If the Selective Service measure survives votes on the defense authorization bill expected on the House floor next month and the Senate’s consideration of the bill, it will change a policy that has been in place since 1981, when the Supreme Court ruled that because women could not hold combat jobs, they did not have to register for the draft.

The policy change could also preempt ongoing court cases about whether excluding women from the draft is discriminatory.

Although the committee voted to change the draft policy for women, the debate Wednesday night revealed that several lawmakers on both sides of the aisle have great reservations about the continued necessity of the draft at all.

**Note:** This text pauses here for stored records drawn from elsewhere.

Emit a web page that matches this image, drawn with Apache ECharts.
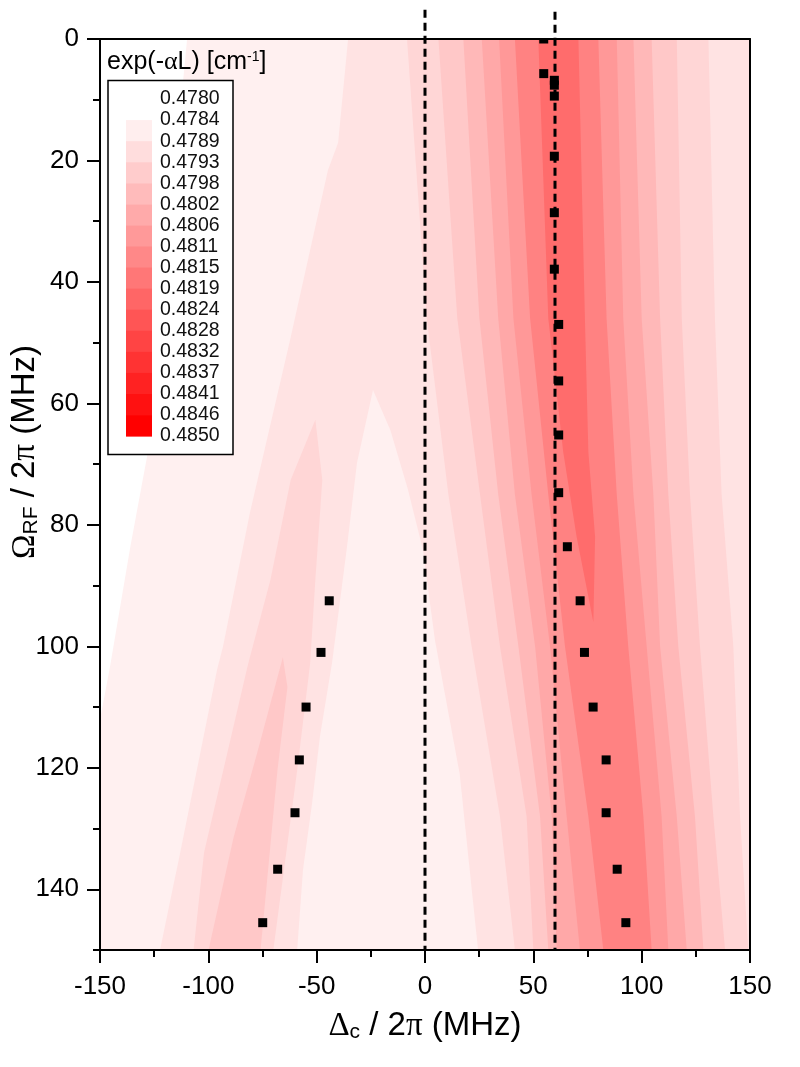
<!DOCTYPE html>
<html><head><meta charset="utf-8">
<style>html,body{margin:0;padding:0;background:#fff}#c{width:800px;height:1067px}</style>
<script src="https://cdn.jsdelivr.net/npm/echarts@6/dist/echarts.min.js"></script>
</head><body><div id="c"></div>
<script>
// ---- data ----
const xTicks = [-150, -100, -50, 0, 50, 100, 150];
const yMajor = [0, 20, 40, 60, 80, 100, 120, 140];
const yMinor = [10, 30, 50, 70, 90, 110, 130, 150];
const legendLabels = ['0.4780','0.4784','0.4789','0.4793','0.4798','0.4802','0.4806','0.4811','0.4815','0.4819','0.4824','0.4828','0.4832','0.4837','0.4841','0.4846','0.4850'];
const refLines = [0, 60];
const levelColors = ['#ffffff','#fff0f0','#ffe3e3','#ffd6d6','#ffc8c8','#ffb8b8','#ffa8a8','#ff9898','#ff8282','#ff6c6c'];

// contour boundaries of the main (right) dip: Δc at each row of Ω
const rowsY = [0, 46, 75, 100, 128, 150];
const left3  = [-8.3, 0.8, 10.8, 21.5, 34.6, 41.5];
const left4  = [6.2, 14.9, 25.4, 34.6, 46.9, 50];
const left5  = [17.7, 25.1, 33.8, 43.1, 53.1, 56.9];
const left6  = [26.2, 33.8, 41.5, 50.8, 58.5, 60.8];
const left7  = [34.2, 40.8, 49.2, 57.7, 65.4, 71.5];
const left8  = [41.5, 48.5, 56.9, 64.6, 75.4, 82.3];
const right3 = [130.8, 133.8, 136.9, 142.3, 145.4, 149.2];
const right4 = [116.2, 118.5, 122.3, 126.9, 133.1, 138.5];
const right5 = [104.6, 108.5, 112.3, 116.9, 124.6, 128.5];
const right6 = [96.2, 100, 105.4, 108.5, 116.2, 120.8];
const right7 = [88.5, 91.5, 96.2, 102.3, 109.2, 112.3];
const right8 = [80, 83.8, 88.5, 93.8, 100.8, 104.6];
const peak = [[52.3,0],[70.8,0],[73.8,46],[75.4,68],[78.5,82],[77.7,96],[70,82],[63.8,68],[56.9,46]];

// left-hand contours
const region1 = [[-109.8,0],[150,0],[150,150],[-150,150],[-150,112.1],[-145.4,103.4],[-136,83.6],[-128.3,68.8]];
const region2 = [[-35.5,0],[150,0],[150,150],[-122.3,150],[-113,134],[-96,103.9],[-93.2,100],[-80.8,78],[-62.3,49.6],[-44.8,21.6],[-40.1,17.1]];
const cone = [[-24,57.8],[-31.4,69.8],[-36,83.6],[-42.9,102.7],[-48.5,114.9],[-52.1,125.8],[-56.3,136.8],[-59,150],[24.5,150],[16,121],[4.6,99],[-1,84],[-8,74],[-16,64.4]];
const lobe3 = [[-50.6,62.7],[-62,72.6],[-71.3,89],[-81.7,103],[-102,134],[-106.8,150],[-70,150],[-59,120.4],[-53,102.8],[-50.6,89],[-47.4,72.6]];
const lobe4 = [[-65.6,101.8],[-77.5,117.6],[-88.3,131.4],[-99.9,150],[-75.9,150],[-68.1,120.4],[-63.5,106.7]];

// black squares: [Δc, Ω]
const pointsRight = [[54.8,0],[54.8,5.7],[59.7,6.8],[59.7,7.6],[59.7,9.4],[59.7,19.3],[59.7,28.6],[59.7,37.9],[61.7,47],[61.7,56.3],[61.7,65.2],[61.7,74.7],[65.7,83.6],[71.6,92.5],[73.6,101],[77.6,110],[83.6,118.7],[83.6,127.4],[88.7,136.7],[92.7,145.5]];
const pointsLeft = [[-44.2,92.5],[-48,101],[-54.9,110],[-58,118.7],[-60,127.4],[-68,136.7],[-74.9,145.5]];

// ---- build ----
const shade = i => { const g = Math.round(255 * (1 - i / 15)).toString(16).padStart(2, '0'); return '#ff' + g + g; };
const band = (l, r) => rowsY.map((y, i) => [l[i], y]).concat(rowsY.map((y, i) => [r[i], y]).reverse());
const bands = [
  [region1, 1], [region2, 2], [cone, 1],
  [lobe3, 3], [lobe4, 4],
  [band(left3, right3), 3], [band(left4, right4), 4], [band(left5, right5), 5],
  [band(left6, right6), 6], [band(left7, right7), 7], [band(left8, right8), 8], [peak, 9]
];
const font = 'Liberation Sans', greek = 'Liberation Serif';
const chart = echarts.init(document.getElementById('c'), null, {renderer: 'canvas'});
const MS = 9;

const legendX = 126, legendW = 26, legendTop = 99, legendStep = 21.07;
const legendEls = [
  {type:'rect', z:50, shape:{x:108,y:80.5,width:125,height:374}, style:{fill:'#fff',stroke:'#000',lineWidth:1.5}},
  {type:'text', z:51, x:107, y:62, style:{
     text:'{t|exp(-}{g|α}{t|L) [cm}{s|-1}{t|]}', verticalAlign:'middle',
     rich:{t:{fontFamily:font,fontSize:25,fill:'#000'},g:{fontFamily:greek,fontSize:26,fill:'#000'},s:{fontFamily:font,fontSize:14,fill:'#000',padding:[0,0,10,0]}}}}
];
legendLabels.forEach((lab, i) => {
  legendEls.push({type:'text', z:51, x:160, y:legendTop + i * legendStep, style:{text:lab, fontFamily:font, fontSize:19.5, fill:'#111', verticalAlign:'middle'}});
  if (i > 0 && i < 16) legendEls.push({type:'rect', z:50, shape:{x:legendX, y:legendTop + i * legendStep, width:legendW, height:legendStep+0.5}, style:{fill:shade(i)}});
});

const nameRich = {t:{fontFamily:font,fontSize:33,fill:'#000'},g:{fontFamily:greek,fontSize:33,fill:'#000'},s:{fontFamily:font,fontSize:21,fill:'#000',padding:[12,0,0,0]}};
const yName = {type:'text', z:60, x:25, y:452, rotation:Math.PI/2, style:{
  text:'{g|Ω}{s|RF}{t| / 2}{g|π}{t| (MHz)}', align:'center', verticalAlign:'middle', rich:nameRich}};
const xName = {type:'text', z:60, x:425, y:1026, style:{
  text:'{g|Δ}{s|c}{t| / 2}{g|π}{t| (MHz)}', align:'center', verticalAlign:'middle', rich:nameRich}};

const line = {show:true, onZero:false, lineStyle:{color:'#000', width:2}};
chart.setOption({
  animation:false,
  backgroundColor:'#fff',
  grid:{left:100, right:50, top:39, bottom:117},
  xAxis:[
    {type:'value', position:'bottom', min:-150, max:150, interval:50, z:20,
     axisLine:line, axisTick:{show:true, length:13, inside:false, lineStyle:{color:'#000',width:2}},
     minorTick:{show:true, splitNumber:2, length:7, lineStyle:{color:'#000',width:2}},
     axisLabel:{fontFamily:font, fontSize:26, color:'#000', margin:24, customValues:xTicks},
     splitLine:{show:false}, minorSplitLine:{show:false}},
    {type:'value', position:'top', min:-150, max:150, z:20, axisLine:line, axisTick:{show:false}, axisLabel:{show:false}, splitLine:{show:false}}
  ],
  yAxis:[
    {type:'value', position:'left', inverse:true, min:0, max:150, z:20,
     axisLine:line, axisTick:{show:true, length:13, customValues:yMajor, lineStyle:{color:'#000',width:2}},
     axisLabel:{fontFamily:font, fontSize:26, color:'#000', margin:21, customValues:yMajor, verticalAlign:'middle'},
     splitLine:{show:false}},
    {type:'value', position:'left', inverse:true, min:0, max:150, z:20,
     axisLine:{show:false, onZero:false}, axisTick:{show:true, length:7, customValues:yMinor, lineStyle:{color:'#000',width:2}},
     axisLabel:{show:false}, splitLine:{show:false}},
    {type:'value', position:'right', inverse:true, min:0, max:150, z:20, axisLine:line, axisTick:{show:false}, axisLabel:{show:false}, splitLine:{show:false}}
  ],
  series:[
    {type:'custom', name:'contours', coordinateSystem:'cartesian2d', xAxisIndex:0, yAxisIndex:0, silent:true, z:2,
     data:bands.map((b,i)=>[i]),
     encode:{x:[], y:[]},
     renderItem:(p, api)=>{
       const b = bands[p.dataIndex];
       return {type:'polygon', shape:{points:b[0].map(q=>api.coord(q))}, style:{fill:levelColors[b[1]]}};
     }},
    {type:'custom', name:'points', coordinateSystem:'cartesian2d', xAxisIndex:0, yAxisIndex:0, silent:true, z:6,
     data:pointsRight.concat(pointsLeft),
     encode:{x:0, y:1},
     renderItem:(p, api)=>{
       const c = api.coord([api.value(0), api.value(1)]);
       const r = echarts.graphic.clipRectByRect({x:c[0]-MS/2,y:c[1]-MS/2,width:MS,height:MS},
         {x:p.coordSys.x,y:p.coordSys.y,width:p.coordSys.width,height:p.coordSys.height});
       return r && {type:'rect', shape:r, style:{fill:'#000'}};
     }}
  ].concat(refLines.map((x,i)=>({
     type:'line', name:'ref'+x, xAxisIndex:0, yAxisIndex:0, clip:false, silent:true, symbol:'none', z:5,
     data:[[x, i===0 ? -4.8 : -4.5],[x,150]],
     lineStyle:{color:'#000', width:3, type:[8,5]}
  }))),
  graphic:{elements:legendEls.concat([yName,xName])}
});
</script></body></html>
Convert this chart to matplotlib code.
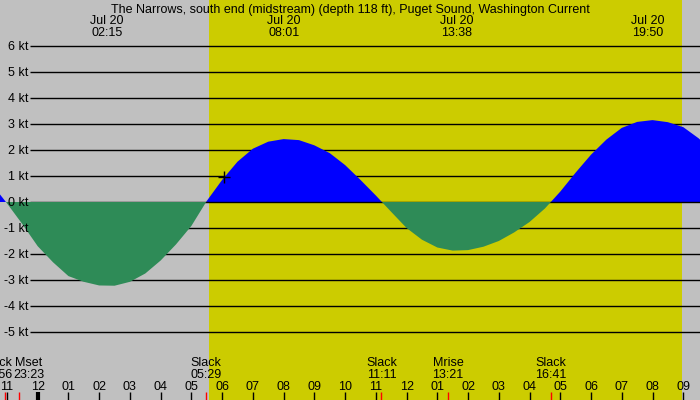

“I would much rather have someone who I know wants to be there, someone who is trained, who is highly capable and who is a professional warrior, to have my back,” said Rep. Tulsi Gabbard, D-Hawaii, a veteran. She voted for the amendment to include women in the draft, but said she thought the discussion was “misguided.”

“The bar would have to be dramatically lowered if we were to return to conscription again,” said Rep. Mike Coffman, R-Colo., who voted against the amendment, remarking that most eligible youths wouldn’t meet the standards for service anyway because of any number of problems, ranging from drug addiction to emotional problems to simply being too overweight.

“We have the most elite military that we have today in the history of this country, and I want to keep it that way,” he added.

The underlying legislation commissions a broader study of the draft to help answer questions about “what it would mean to keep it, to do away with it, to include females in it,” said committee Chairman Mac Thornberry, R-Texas, who voted against the amendment.

“My view is, we need to get those answers,” he said.

The House is expected to vote on the annual defense authorization bill in mid-May.